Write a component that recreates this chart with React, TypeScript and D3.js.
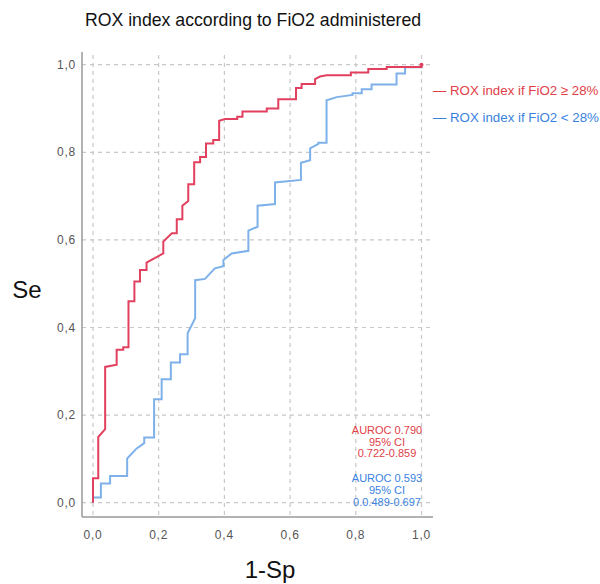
import React from "react";
import * as d3 from "d3";

const ticks = [0, 0.2, 0.4, 0.6, 0.8, 1.0];
const tickLabels = ["0,0", "0,2", "0,4", "0,6", "0,8", "1,0"];

// ROC vertices [1-Sp, Se] for FiO2 >= 28%
const redFpr = [0,0,0.016,0.016,0.037,0.037,0.072,0.072,0.092,0.092,0.108,0.108,0.126,0.126,0.143,0.143,0.163,0.163,0.214,0.214,0.24,0.255,0.255,0.272,0.272,0.29,0.29,0.308,0.308,0.326,0.326,0.344,0.344,0.366,0.366,0.384,0.384,0.402,0.439,0.439,0.455,0.455,0.529,0.529,0.564,0.564,0.618,0.618,0.635,0.635,0.676,0.676,0.691,0.711,0.785,0.785,0.838,0.838,0.894,0.894,1,1];
const redTpr = [0,0.056,0.056,0.15,0.168,0.31,0.315,0.349,0.349,0.355,0.355,0.46,0.46,0.505,0.505,0.531,0.531,0.548,0.569,0.596,0.615,0.615,0.647,0.647,0.678,0.689,0.727,0.727,0.777,0.777,0.789,0.789,0.82,0.82,0.828,0.828,0.872,0.876,0.876,0.881,0.881,0.893,0.893,0.9,0.9,0.921,0.921,0.947,0.947,0.956,0.956,0.967,0.973,0.976,0.976,0.982,0.982,0.99,0.99,0.995,0.995,1];

// ROC vertices for FiO2 < 28%
const blueFpr = [0,0,0.024,0.024,0.052,0.052,0.104,0.104,0.133,0.156,0.156,0.186,0.186,0.209,0.209,0.237,0.237,0.265,0.265,0.288,0.288,0.311,0.311,0.341,0.371,0.397,0.397,0.422,0.473,0.473,0.501,0.501,0.554,0.554,0.633,0.633,0.661,0.661,0.686,0.686,0.711,0.711,0.742,0.79,0.79,0.818,0.818,0.848,0.848,0.924,0.924,0.95,0.95,1,1];
const blueTpr = [0,0.012,0.012,0.044,0.044,0.061,0.061,0.101,0.124,0.136,0.149,0.149,0.236,0.236,0.282,0.282,0.32,0.32,0.339,0.339,0.387,0.421,0.508,0.511,0.535,0.54,0.554,0.569,0.575,0.621,0.63,0.678,0.682,0.731,0.737,0.776,0.782,0.809,0.819,0.822,0.822,0.919,0.926,0.931,0.935,0.935,0.944,0.944,0.955,0.955,0.98,0.98,0.994,0.994,1];

const titleText = "ROX index according to FiO2 administered";
const legendRed = "— ROX index if FiO2 ≥ 28%";
const legendBlue = "— ROX index if FiO2 < 28%";
const redStats = ["AUROC 0.790", "95% CI", "0.722-0.859"];
const blueStats = ["AUROC 0.593", "95% CI", "0.0.489-0.697"];

const RED = "#e2405f";
const BLUE = "#7eb1ea";
const RED_TXT = "#e04048";
const BLUE_TXT = "#3a82e0";

export default function App() {
  const x = d3.scaleLinear().domain([0, 1]).range([93, 421.5]);
  const y = d3.scaleLinear().domain([0, 1]).range([502.7, 64.7]);
  const line = d3.line<[number, number]>().x(d => x(d[0])).y(d => y(d[1]));
  const red: [number, number][] = redFpr.map((v, i) => [v, redTpr[i]]);
  const blue: [number, number][] = blueFpr.map((v, i) => [v, blueTpr[i]]);
  const font = "Liberation Sans, Arial, sans-serif";
  const left = 82, right = 433, top = 52, bottom = 517;
  return (
    <svg width={600} height={584} style={{ position: "absolute", left: 0, top: 0, background: "#fff" }} fontFamily={font}>
      <text x={253} y={26} fontSize={17.7} textAnchor="middle" fill="#111">{titleText}</text>
      {ticks.map(t => (
        <line key={"h" + t} x1={left} x2={right} y1={y(t)} y2={y(t)} stroke="#c8c8c8" strokeWidth={1.2} strokeDasharray="4,4" />
      ))}
      {ticks.map(t => (
        <line key={"v" + t} x1={x(t)} x2={x(t)} y1={top + 3} y2={bottom} stroke="#c8c8c8" strokeWidth={1.2} strokeDasharray="4,4" />
      ))}
      <line x1={left} x2={left} y1={top} y2={bottom} stroke="#999" strokeWidth={1.5} />
      <line x1={left} x2={right} y1={bottom} y2={bottom} stroke="#999" strokeWidth={1.5} />
      {ticks.map((t, i) => (
        <text key={"yl" + t} x={76} y={y(t) + 4} fontSize={12} textAnchor="end" fill="#555" letterSpacing={0.8}>{tickLabels[i]}</text>
      ))}
      {ticks.map((t, i) => (
        <text key={"xl" + t} x={x(t)} y={539} fontSize={12} textAnchor="middle" fill="#555" letterSpacing={0.8}>{tickLabels[i]}</text>
      ))}
      <path d={line(blue) || ""} fill="none" stroke={BLUE} strokeWidth={2} />
      <path d={line(red) || ""} fill="none" stroke={RED} strokeWidth={2} />
      <circle cx={x(1)} cy={y(1)} r={2} fill={RED} />
      <text x={433} y={95} fontSize={13.3} fill={RED_TXT}>{legendRed}</text>
      <text x={433} y={122} fontSize={13.3} fill={BLUE_TXT}>{legendBlue}</text>
      {redStats.map((s, i) => (
        <text key={"rs" + i} x={387} y={434 + i * 11.5} fontSize={11} textAnchor="middle" fill={RED_TXT}>{s}</text>
      ))}
      {blueStats.map((s, i) => (
        <text key={"bs" + i} x={387} y={481.5 + i * 12.2} fontSize={11} textAnchor="middle" fill={BLUE_TXT}>{s}</text>
      ))}
      <text x={27} y={298} fontSize={24} textAnchor="middle" fill="#111">Se</text>
      <text x={270} y={578} fontSize={24} textAnchor="middle" fill="#111">1-Sp</text>
    </svg>
  );
}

*****

> _Exercise goal_:
Go through the data above and transcribe it in full, omitting any image.

> _Response below_:
Write a component that recreates this chart with React, TypeScript and D3.js.
import React from "react";
import * as d3 from "d3";

const ticks = [0, 0.2, 0.4, 0.6, 0.8, 1.0];
const tickLabels = ["0,0", "0,2", "0,4", "0,6", "0,8", "1,0"];

// ROC vertices [1-Sp, Se] for FiO2 >= 28%
const redFpr = [0,0,0.016,0.016,0.037,0.037,0.072,0.072,0.092,0.092,0.108,0.108,0.126,0.126,0.143,0.143,0.163,0.163,0.214,0.214,0.24,0.255,0.255,0.272,0.272,0.29,0.29,0.308,0.308,0.326,0.326,0.344,0.344,0.366,0.366,0.384,0.384,0.402,0.439,0.439,0.455,0.455,0.529,0.529,0.564,0.564,0.618,0.618,0.635,0.635,0.676,0.676,0.691,0.711,0.785,0.785,0.838,0.838,0.894,0.894,1,1];
const redTpr = [0,0.056,0.056,0.15,0.168,0.31,0.315,0.349,0.349,0.355,0.355,0.46,0.46,0.505,0.505,0.531,0.531,0.548,0.569,0.596,0.615,0.615,0.647,0.647,0.678,0.689,0.727,0.727,0.777,0.777,0.789,0.789,0.82,0.82,0.828,0.828,0.872,0.876,0.876,0.881,0.881,0.893,0.893,0.9,0.9,0.921,0.921,0.947,0.947,0.956,0.956,0.967,0.973,0.976,0.976,0.982,0.982,0.99,0.99,0.995,0.995,1];

// ROC vertices for FiO2 < 28%
const blueFpr = [0,0,0.024,0.024,0.052,0.052,0.104,0.104,0.133,0.156,0.156,0.186,0.186,0.209,0.209,0.237,0.237,0.265,0.265,0.288,0.288,0.311,0.311,0.341,0.371,0.397,0.397,0.422,0.473,0.473,0.501,0.501,0.554,0.554,0.633,0.633,0.661,0.661,0.686,0.686,0.711,0.711,0.742,0.79,0.79,0.818,0.818,0.848,0.848,0.924,0.924,0.95,0.95,1,1];
const blueTpr = [0,0.012,0.012,0.044,0.044,0.061,0.061,0.101,0.124,0.136,0.149,0.149,0.236,0.236,0.282,0.282,0.32,0.32,0.339,0.339,0.387,0.421,0.508,0.511,0.535,0.54,0.554,0.569,0.575,0.621,0.63,0.678,0.682,0.731,0.737,0.776,0.782,0.809,0.819,0.822,0.822,0.919,0.926,0.931,0.935,0.935,0.944,0.944,0.955,0.955,0.98,0.98,0.994,0.994,1];

const titleText = "ROX index according to FiO2 administered";
const legendRed = "— ROX index if FiO2 ≥ 28%";
const legendBlue = "— ROX index if FiO2 < 28%";
const redStats = ["AUROC 0.790", "95% CI", "0.722-0.859"];
const blueStats = ["AUROC 0.593", "95% CI", "0.0.489-0.697"];

const RED = "#e2405f";
const BLUE = "#7eb1ea";
const RED_TXT = "#e04048";
const BLUE_TXT = "#3a82e0";

export default function App() {
  const x = d3.scaleLinear().domain([0, 1]).range([93, 421.5]);
  const y = d3.scaleLinear().domain([0, 1]).range([502.7, 64.7]);
  const line = d3.line<[number, number]>().x(d => x(d[0])).y(d => y(d[1]));
  const red: [number, number][] = redFpr.map((v, i) => [v, redTpr[i]]);
  const blue: [number, number][] = blueFpr.map((v, i) => [v, blueTpr[i]]);
  const font = "Liberation Sans, Arial, sans-serif";
  const left = 82, right = 433, top = 52, bottom = 517;
  return (
    <svg width={600} height={584} style={{ position: "absolute", left: 0, top: 0, background: "#fff" }} fontFamily={font}>
      <text x={253} y={26} fontSize={17.7} textAnchor="middle" fill="#111">{titleText}</text>
      {ticks.map(t => (
        <line key={"h" + t} x1={left} x2={right} y1={y(t)} y2={y(t)} stroke="#c8c8c8" strokeWidth={1.2} strokeDasharray="4,4" />
      ))}
      {ticks.map(t => (
        <line key={"v" + t} x1={x(t)} x2={x(t)} y1={top + 3} y2={bottom} stroke="#c8c8c8" strokeWidth={1.2} strokeDasharray="4,4" />
      ))}
      <line x1={left} x2={left} y1={top} y2={bottom} stroke="#999" strokeWidth={1.5} />
      <line x1={left} x2={right} y1={bottom} y2={bottom} stroke="#999" strokeWidth={1.5} />
      {ticks.map((t, i) => (
        <text key={"yl" + t} x={76} y={y(t) + 4} fontSize={12} textAnchor="end" fill="#555" letterSpacing={0.8}>{tickLabels[i]}</text>
      ))}
      {ticks.map((t, i) => (
        <text key={"xl" + t} x={x(t)} y={539} fontSize={12} textAnchor="middle" fill="#555" letterSpacing={0.8}>{tickLabels[i]}</text>
      ))}
      <path d={line(blue) || ""} fill="none" stroke={BLUE} strokeWidth={2} />
      <path d={line(red) || ""} fill="none" stroke={RED} strokeWidth={2} />
      <circle cx={x(1)} cy={y(1)} r={2} fill={RED} />
      <text x={433} y={95} fontSize={13.3} fill={RED_TXT}>{legendRed}</text>
      <text x={433} y={122} fontSize={13.3} fill={BLUE_TXT}>{legendBlue}</text>
      {redStats.map((s, i) => (
        <text key={"rs" + i} x={387} y={434 + i * 11.5} fontSize={11} textAnchor="middle" fill={RED_TXT}>{s}</text>
      ))}
      {blueStats.map((s, i) => (
        <text key={"bs" + i} x={387} y={481.5 + i * 12.2} fontSize={11} textAnchor="middle" fill={BLUE_TXT}>{s}</text>
      ))}
      <text x={27} y={298} fontSize={24} textAnchor="middle" fill="#111">Se</text>
      <text x={270} y={578} fontSize={24} textAnchor="middle" fill="#111">1-Sp</text>
    </svg>
  );
}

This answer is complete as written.